Hey, it's OK!
Carpet Master | 05/09/2006
(3 out of 5 stars)
"Back at the end of 1991 when I first got this album, I was only 13 and just starting to buy music. Being musically inexperienced at such a tender age, I'd never heard anything like it before and was absolutley blown away. This is going to sound like sacrilege, but I liked it even better than My Bloody Valentine's "Loveless"! (Actually I still do).
It definitely borrows heavily from MBV's swirley guitar delay feedback and obscured vocals, but Slowdive pushed this sound in a direction that was considerably more melancholy and emotional than MBV. And where MBV would sometimes rock out (making for some of their lesser moments in my opinion), Slowdive would never go for such crude antics and kept the overall sound on a distinctly ethereal plane.
If you're new to the band, I would suggest you start with the album "Souvlaki", as it is definitely the most diverse of their recordings and thus is a good starting point to branch out from.

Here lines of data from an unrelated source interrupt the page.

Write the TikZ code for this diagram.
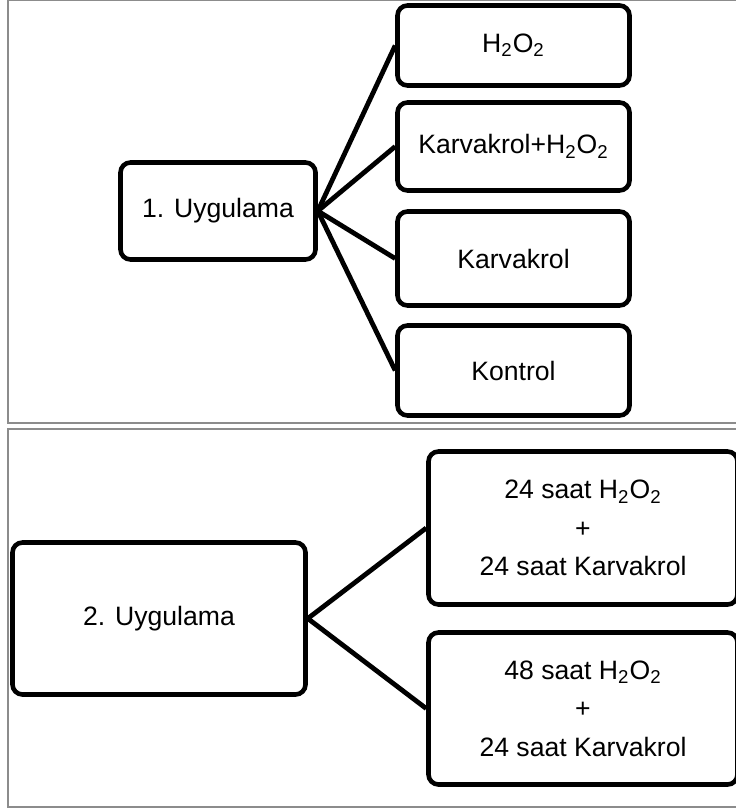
\documentclass[tikz,border=0pt]{standalone}
\usepackage{fontspec}
\setmainfont{Liberation Sans}
\tikzset{rbox/.style = {draw, line width=2.3pt, rounded corners=5pt, align=center, inner sep=0, font=\fontsize{13.3}{19.2}\selectfont}}
\tikzset{panel/.style = {draw=mgray, line width=0.8pt}}
\tikzset{link/.style = {line width=2.4pt}}
\definecolor{mgray}{rgb}{0.55, 0.55, 0.55}
\newcommand{\hoo}{H\textsubscript{2}O\textsubscript{2}}

\begin{document}
\begin{tikzpicture}[x=0.5pt, y=-0.5pt]
      \useasboundingbox (0,0) rectangle (735,812);
      \draw [panel] (8,0.5) rectangle (760,423);
      \draw [panel] (8,429) rectangle (760,807);
      % first panel
      \node [rbox, minimum width=97.5pt, minimum height=48.5pt] (u1) at (218,211) {1. Uygulama};
      \foreach \y/\h/\t [count=\i] in {45.5/40/\hoo, 146.5/44/Karvakrol+\hoo, 258.5/47/Karvakrol, 370.5/45/Kontrol} {
        \node [rbox, minimum width=116pt, minimum height=\h pt] (a\i) at (513.5,\y) {\t};
        \draw [link] (u1.east) -- (a\i.west);
      }
      % second panel
      \node [rbox, minimum width=146.5pt, minimum height=76pt] (u2) at (159,618.5) {2. Uygulama};
      \node [rbox, minimum width=154.5pt, minimum height=76.5pt] (b1) at (583,528) {24 saat \hoo\\+\\24 saat Karvakrol};
      \node [rbox, minimum width=154.5pt, minimum height=76pt] (b2) at (583,708.5) {48 saat \hoo\\+\\24 saat Karvakrol};
      \draw [link] (u2.east) -- (b1.west);
      \draw [link] (u2.east) -- (b2.west);
    \end{tikzpicture}
\end{document}
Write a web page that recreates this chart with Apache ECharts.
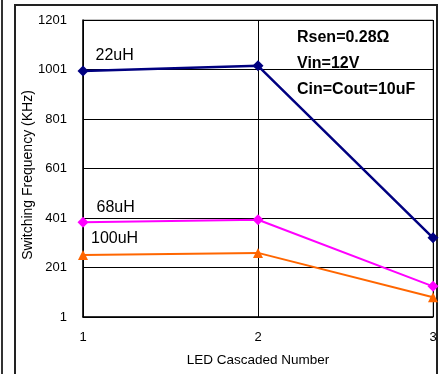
<!DOCTYPE html>
<html><head><meta charset="utf-8">
<script src="https://cdn.jsdelivr.net/npm/echarts@6/dist/echarts.min.js"></script>
<style>html,body{margin:0;padding:0;background:#fff}#c{width:441px;height:374px}</style>
</head><body><div id="c"></div>
<script>
const xValues = [1, 2, 3];
const seriesNames = ['22uH', '68uH', '100uH'];
const s22 = [995, 1016, 321];
const s68 = [384, 394, 125];
const s100 = [252, 260, 81];
const yTicks = [1, 201, 401, 601, 801, 1001, 1201];
const noteLines = ['Rsen=0.28Ω', 'Vin=12V', 'Cin=Cout=10uF'];
const yTitle = 'Switching Frequency (KHz)';
const xTitle = 'LED Cascaded Number';

const F = 'Arial, "Liberation Sans", sans-serif';
function mk(name, vals, color, symbol, size, width, off) {
  return {
    name, type: 'line', symbol, symbolSize: size,
    lineStyle: {color, width}, itemStyle: {color},
    data: vals.map((v, i) => ({
      value: [xValues[i], v],
      label: i === 0 ? {show: true, position: 'right', offset: off, formatter: name,
        color: '#000', fontFamily: F, fontSize: 16} : {show: false}
    })),
    z: 3
  };
}
const chart = echarts.init(document.getElementById('c'));
chart.setOption({
  animation: false,
  grid: {left: 83, right: 8, top: 20, bottom: 57, show: true, borderColor: '#888', borderWidth: 1},
  xAxis: {
    type: 'value', min: 1, max: 3, interval: 1,
    name: xTitle, nameLocation: 'middle', nameGap: 36,
    nameTextStyle: {fontFamily: F, fontSize: 13.5, color: '#000'},
    axisLine: {lineStyle: {color: '#000', width: 1.5}},
    axisTick: {show: false},
    axisLabel: {fontFamily: F, fontSize: 13, color: '#000', margin: 14},
    splitLine: {show: true, lineStyle: {color: '#000', width: 1}}
  },
  yAxis: {
    type: 'value', min: 1, max: 1201, interval: 200,
    axisLine: {show: true, lineStyle: {color: '#000', width: 1.5}},
    axisTick: {show: false},
    axisLabel: {fontFamily: F, fontSize: 13, color: '#000', margin: 16,
      formatter: v => yTicks.includes(v) ? String(v) : ''},
    splitLine: {show: true, lineStyle: {color: '#000', width: 1}}
  },
  graphic: [
    {type: 'rect', shape: {x: 15, y: 5, width: 422, height: 372}, style: {fill: 'none', stroke: '#222', lineWidth: 2}, silent: true},
    {type: 'line', shape: {x1: 2, y1: 0, x2: 2, y2: 374}, style: {stroke: '#333', lineWidth: 2}, silent: true},
    {type: 'text', x: 28, y: 175, rotation: Math.PI / 2, z: 10,
      style: {text: yTitle, fontFamily: F, fontSize: 14, fill: '#000', textAlign: 'center', textVerticalAlign: 'middle'}},
    {type: 'rect', shape: {x: 293, y: 23, width: 136, height: 42}, style: {fill: '#fff'}, z: 2},
    {type: 'text', left: 297, top: 25, z: 10, style: {text: noteLines.join('\n'), fontFamily: F, fontSize: 16, fontWeight: 'bold', fill: '#000', lineHeight: 26}}
  ],
  series: [
    mk(seriesNames[0], s22, '#000080', 'diamond', 11, 2.5, [2, -15]),
    mk(seriesNames[1], s68, '#FF00FF', 'diamond', 11, 2, [3, -15]),
    mk(seriesNames[2], s100, '#FF6600', 'triangle', 10, 2, [-2, -16])
  ]
});
</script></body></html>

In hindsight, although "Just For A Day" is in general a lovely album, I can understand that it would have been a disappointment at the time (which I remember was most definitely the view of the music press) after they had released a perfectly crafted taster in the shape of the "Holding Our Breath EP". If you're a fan of the band, I highly recommend seeking out this sincerely beautiful EP. The fact that it's really difficult to find these days probably says a lot about what other people think of it too, because it actually sold relatively well."
The Essence of Shoegazer
David Wells | Portland, OR USA via Christchurch, New Zealand | 03/28/2007
(5 out of 5 stars)
"When it comes to Slowdive, fans are generally irrevocably split between giving the "Best of Artist" nod to this album or the following effort 'Souvlaki'.
I would contend that the sophomore album is a more polished work but that 'Just for a Day' captures the essence and energy of a young band finding its way - and the results are frequently delightful.
Washes of guitar seem to ebb and flow throughout the tracks, rising to magnificent crescendos and fading to nebulous atmospherics. The tracks "Celia's Dream" and "Primal" build in pulsating waves to dramatic conclusions, while there is a much lighter touch given to "Ballad of Sister Sue", "Erik's Song" and "The Sadman".
This album puts the dream into dream-pop. It is a more ethereal and less hard-edged work than contempories from My Bloody Valentine and friends. Think blissed-out, dreamy, surging, peaceful with only occasional bursts of (superb) sonic violence.
Certainly one of my favorite albums of all, containing two of my favorite songs in the shoegazer/dream-pop genre - the aforementioned "Primal" and "Celia's Dream".
Sublime album that should remain a seminal part of the essential shoegazer collection."